Incomprensible, porque acabar con la anticonstitucional politización de la justicia –instaurada por Alfonso Guerra, el asesino de Montesquieu, en 1984– siempre fue una de las banderas de ese PP auténtico, el de José María Aznar, al que tan hábilmente apeló Casado durante la campaña interna y que, en buena medida, fue el factor principal que le aupó a la presidencia del PP. Es cierto que ya Aznar abandonó este propósito con aquel pacto por la Justicia firmado por José María Michavila y Juan Fernando López Aguilar, pero también lo es que el PP lo volvió a incluir en sus posteriores programas electorales. Conviene recordar la frase de Alberto Ruiz Gallardón tras tomar posesión como ministro de Justicia en el año 2012: "Vamos a acabar con el obsceno espectáculo de ver a políticos nombrando a los jueces que pueden juzgar a esos políticos". Pocos meses después se repetía la historia de Michavila y López Aguilar.

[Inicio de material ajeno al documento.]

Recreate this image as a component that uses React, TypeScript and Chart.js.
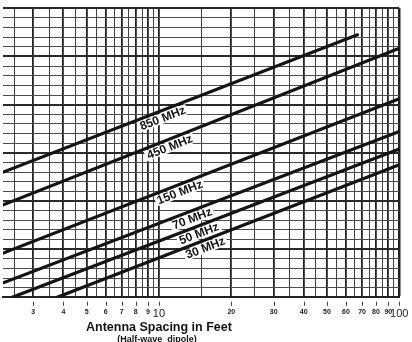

Tengo a Pablo Casado por una persona inteligente por eso me resulta incomprensible que no midiese el efecto tan negativo para su partido como beneficioso para sus competidores (Ciudadanos y VOX), que no viese la oportunidad de marcar un antes y un después en la conducta reciente del PP y cortar de raíz uno de sus peores vicios, que no supiese calibrar el alcance de este movimiento con el juicio de los golpistas a punto de celebrarse. Cabe la hipótesis del chantaje o, como comentábamos antes, del miedo a futuros casos de corrupción, pero no es la única. ¿Qué pintaba Catalá negociando el acuerdo? Parece que Pablo Casado sea presidente del partido sólo los miércoles en las sesiones de control al Gobierno y en los mítines y actos partidarios; y parece también que Teodoro García Egea más que de secretario general ejerce de portavoz cualificado, cuya única misión es dar la cara por Casado en los medios de comunicación. Si no, ¿cómo se explica que no le hayan cortado la cabeza al pésimo candidato andaluz, que apoyó a Soraya, y el mismo día que comienza la campaña electoral filtren a la prensa que temen un desastre y que tienen dudas sobre el futuro de Juanma Moreno? Un partido tan grande como el PP es un monstruo lleno de tentáculos. O lo sometes con mano de hierro y sin contemplaciones o te devora. Todo hace indicar que el partido se está dando un banquete con Casado y García Egea de platos principales.